Japan looks bullish as Prime Minister Shinzo Abe rolls out reforms to stimulate the country after a decade-long economic stagnation. In an article on The Wall Street Journal “Looking Beyond Yen in Japan” Yumi Otagaki suggest that now is the prime time for foreign investors to look beyond the familiar selection of exporting giants (Toyota, Sony, etc.), and focus instead on small/midsize domestic companies. Though this assessment has some merit, the article risks being too optimistic. First and foremost, it’s yet unknown how effective the reform will really be in the long term. In particular, there are questions about the true drive behind Japan’s recent market recovery. Is it due organic industry growth, or is it the effect of a national hype following Abe’s bold promises?

A stock indicator board in Tokyo (image taken from The Wall Street Journal)
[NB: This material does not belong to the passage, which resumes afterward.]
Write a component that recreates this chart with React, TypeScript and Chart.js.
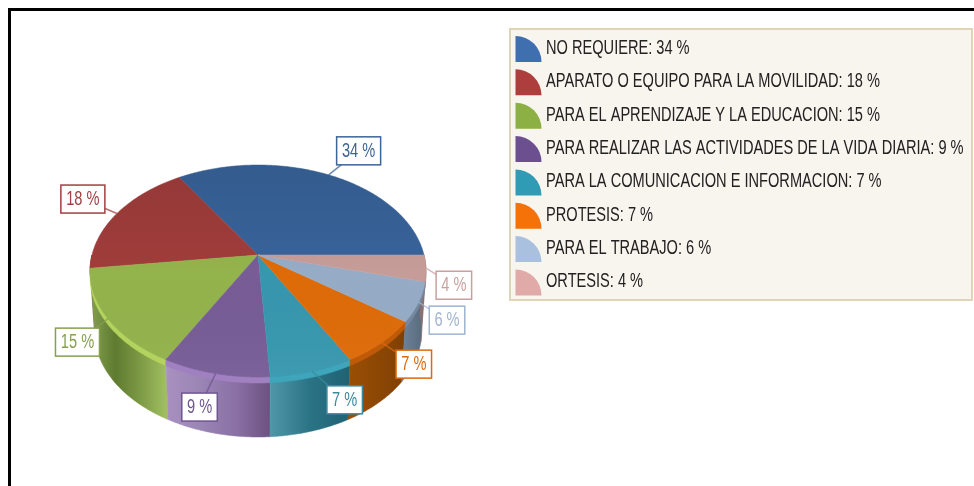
import React, { useEffect, useRef } from "react";
import { Chart, registerables } from "chart.js";

Chart.register(...registerables);

const categories = [
  "NO REQUIERE",
  "APARATO O EQUIPO PARA LA MOVILIDAD",
  "PARA EL APRENDIZAJE Y LA EDUCACION",
  "PARA REALIZAR LAS ACTIVIDADES DE LA VIDA DIARIA",
  "PARA LA COMUNICACION E INFORMACION",
  "PROTESIS",
  "PARA EL TRABAJO",
  "ORTESIS",
];
const percentages = [34, 18, 15, 9, 7, 7, 6, 4];

const legendColors = ["#3f6fae", "#ae3e3d", "#8cb043", "#6b4f8f", "#2f9bb5", "#f47207", "#a9c1de", "#e0aaa8"];
const faceColors = ["#38639a", "#a03d3b", "#93b34c", "#775c96", "#3797ae", "#de6b08", "#96acc6", "#c69c98"];
const labelColors = ["#3c6496", "#a04040", "#86a04e", "#6f5690", "#3a8a9e", "#dc6a10", "#9fb4d0", "#c9a0a0"];
const bevelColors = ["#3f6fae", "#ae3e3d", "#b4d25e", "#a080c0", "#3fa5bb", "#bf5a08", "#75889f", "#a08888"];
const wallStops = [
  ["#2c4a70", "#2c4a70"],
  ["#7a2e2e", "#7a2e2e"],
  ["#84a050", "#5f7b30", "#7d9a45", "#a0bf60"],
  ["#a891c0", "#9a85b5", "#8a70a5", "#6c5282"],
  ["#4f97a8", "#2a7385", "#1f6274"],
  ["#9a4e05", "#7f4003"],
  ["#6b7e96", "#566878"],
  ["#8a7070", "#8a7070"],
];
// label box centre relative to the leader anchor on the rim
const labelOffsets = [
  [30, -24], [-34, -14.5], [-30.5, 23.5], [-16, 33.5],
  [32.5, 28.5], [32, 21.5], [28.5, 18], [28, 17],
];

const FONT = '"Liberation Sans", sans-serif';
const SQUEEZE = 0.73;
const PERSPECTIVE = 0.151;
const TILT = 0.624;

function narrowText(ctx: CanvasRenderingContext2D, text: string, x: number, y: number) {
  ctx.fillText(text, x, y, ctx.measureText(text).width * SQUEEZE);
}

function project(arc: any, theta: number, scaleX = 1, drop = 0) {
  const u = Math.cos(theta);
  const v = Math.sin(theta);
  const d = 1 + PERSPECTIVE * v;
  return {
    x: arc.x + (arc.outerRadius * scaleX * u) / d,
    y: arc.y + drop - (arc.outerRadius * TILT * v) / d,
  };
}

function trace(ctx: CanvasRenderingContext2D, pts: { x: number; y: number }[]) {
  ctx.beginPath();
  pts.forEach((p, i) => (i ? ctx.lineTo(p.x, p.y) : ctx.moveTo(p.x, p.y)));
  ctx.closePath();
}

function sample(a0: number, a1: number) {
  const n = Math.max(2, Math.ceil((a1 - a0) / 0.01));
  const out: number[] = [];
  for (let i = 0; i <= n; i++) out.push(a0 + ((a1 - a0) * i) / n);
  return out;
}

const pie3d = {
  id: "pie3d",
  beforeDatasetsDraw(chart: any) {
    const ctx: CanvasRenderingContext2D = chart.ctx;
    const arcs = chart.getDatasetMeta(0).data;
    const TWO = Math.PI * 2;

    const drawBand = (drop0: number, drop1: number, sx1: number, fill: (i: number, a: number[]) => any) => {
      arcs.forEach((arc: any, i: number) => {
        const a0 = Math.max(arc.startAngle, Math.PI);
        const a1 = Math.min(arc.endAngle, TWO);
        if (a1 <= a0) return;
        const angles = sample(a0, a1);
        const upper = angles.map((t) => project(arc, t, 1, drop0));
        const lower = angles.map((t) => project(arc, t, sx1, drop1)).reverse();
        trace(ctx, upper.concat(lower));
        const xs = upper.map((p) => p.x);
        ctx.fillStyle = fill(i, [Math.min(...xs), Math.max(...xs)]);
        ctx.strokeStyle = ctx.fillStyle;
        ctx.lineWidth = 0.5;
        ctx.fill();
        ctx.stroke();
      });
    };
    drawBand(0, 60, 0.975, (i, [x0, x1]) => {
      const g = ctx.createLinearGradient(x0, 0, x1, 0);
      wallStops[i].forEach((c, k, all) => g.addColorStop(k / (all.length - 1), c));
      return g;
    });
    drawBand(0, 6, 1, (i) => bevelColors[i]);

    // top face
    const shade = ctx.createLinearGradient(0, 165, 0, 380);
    shade.addColorStop(0, "rgba(0,0,0,0.08)");
    shade.addColorStop(0.5, "rgba(0,0,0,0.0)");
    shade.addColorStop(1, "rgba(255,255,255,0.04)");
    arcs.forEach((arc: any) => {
      const rim = sample(arc.startAngle, arc.endAngle).map((t) => project(arc, t));
      trace(ctx, [{ x: arc.x, y: arc.y }, ...rim]);
      ctx.fillStyle = arc.options.backgroundColor;
      ctx.strokeStyle = arc.options.backgroundColor;
      ctx.lineWidth = 0.5;
      ctx.fill();
      ctx.stroke();
      ctx.fillStyle = shade;
      ctx.fill();
    });

    // value labels
    ctx.textAlign = "center";
    ctx.textBaseline = "middle";
    ctx.font = `20px ${FONT}`;
    arcs.forEach((arc: any, i: number) => {
      const anchor = project(arc, (arc.startAngle + arc.endAngle) / 2);
      const text = `${percentages[i]} %`;
      const w = percentages[i] >= 10 ? 44 : 35.5;
      const h = 28;
      const cx = anchor.x + labelOffsets[i][0];
      const cy = anchor.y + labelOffsets[i][1];
      ctx.strokeStyle = labelColors[i];
      ctx.globalAlpha = 0.75;
      ctx.lineWidth = 1.5;
      ctx.beginPath();
      ctx.moveTo(anchor.x, anchor.y);
      ctx.lineTo(cx, cy);
      ctx.stroke();
      ctx.globalAlpha = 1;
      ctx.fillStyle = "#ffffff";
      ctx.fillRect(cx - w / 2, cy - h / 2, w, h);
      ctx.strokeRect(cx - w / 2, cy - h / 2, w, h);
      ctx.fillStyle = labelColors[i];
      narrowText(ctx, text, cx, cy + 0.5);
    });
    return false;
  },
};

const frame = {
  id: "frame",
  afterDraw(chart: any) {
    const ctx: CanvasRenderingContext2D = chart.ctx;
    ctx.save();
    ctx.fillStyle = "#000000";
    ctx.fillRect(8, 8, 966, 3);
    ctx.fillRect(8, 8, 3, 478);

    ctx.fillStyle = "#f8f4ee";
    ctx.strokeStyle = "#e0d4b8";
    ctx.lineWidth = 2;
    ctx.fillRect(510, 29, 462, 271);
    ctx.strokeRect(510, 29, 462, 271);
    ctx.textAlign = "left";
    ctx.textBaseline = "middle";
    ctx.font = `20px ${FONT}`;
    categories.forEach((name, i) => {
      const cy = 48.5 + i * 33.35;
      const bottom = cy + 13.5;
      ctx.fillStyle = legendColors[i];
      ctx.beginPath();
      ctx.moveTo(515.5, bottom);
      ctx.arc(515.5, bottom, 26, -Math.PI / 2, 0);
      ctx.closePath();
      ctx.fill();
      ctx.fillStyle = "#222222";
      narrowText(ctx, `${name}: ${percentages[i]} %`, 546, cy);
    });
    ctx.restore();
  },
};

export default function App() {
  const ref = useRef<HTMLCanvasElement>(null);
  useEffect(() => {
    document.body.style.margin = "0";
    document.body.style.background = "#ffffff";
    const chart = new Chart(ref.current!, {
      type: "pie",
      data: {
        labels: categories,
        datasets: [{ data: percentages, backgroundColor: faceColors, borderWidth: 0 }],
      },
      options: {
        responsive: false,
        animation: false,
        rotation: 90,
        layout: { padding: { left: 92, right: 550, top: 89, bottom: 65 } },
        plugins: { legend: { display: false }, tooltip: { enabled: false } },
      },
      plugins: [pie3d, frame],
    } as any);
    return () => chart.destroy();
  }, []);
  return <canvas ref={ref} width={974} height={486} style={{ display: "block" }} />;
}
Never the less, my analysis shows that the short term boom will continue, during which small businesses will experience growth as the domestic market revitalizes. But at the same time investors must be extra careful about these small companies’ realistic worth so as not to be caught in a bubble as share prices spike above their true value. Moreover, only newly emerging industries will continue to benefit from sustainable growth after the immediate effect of the new reform wears off. Some hedge funds have smartly chosen to invest in Japan’s medical services given the country’s aging population. I think the organic foods industry might also also a good bet. In a wealthy and increasingly health conscious nation, what will the consumers eat?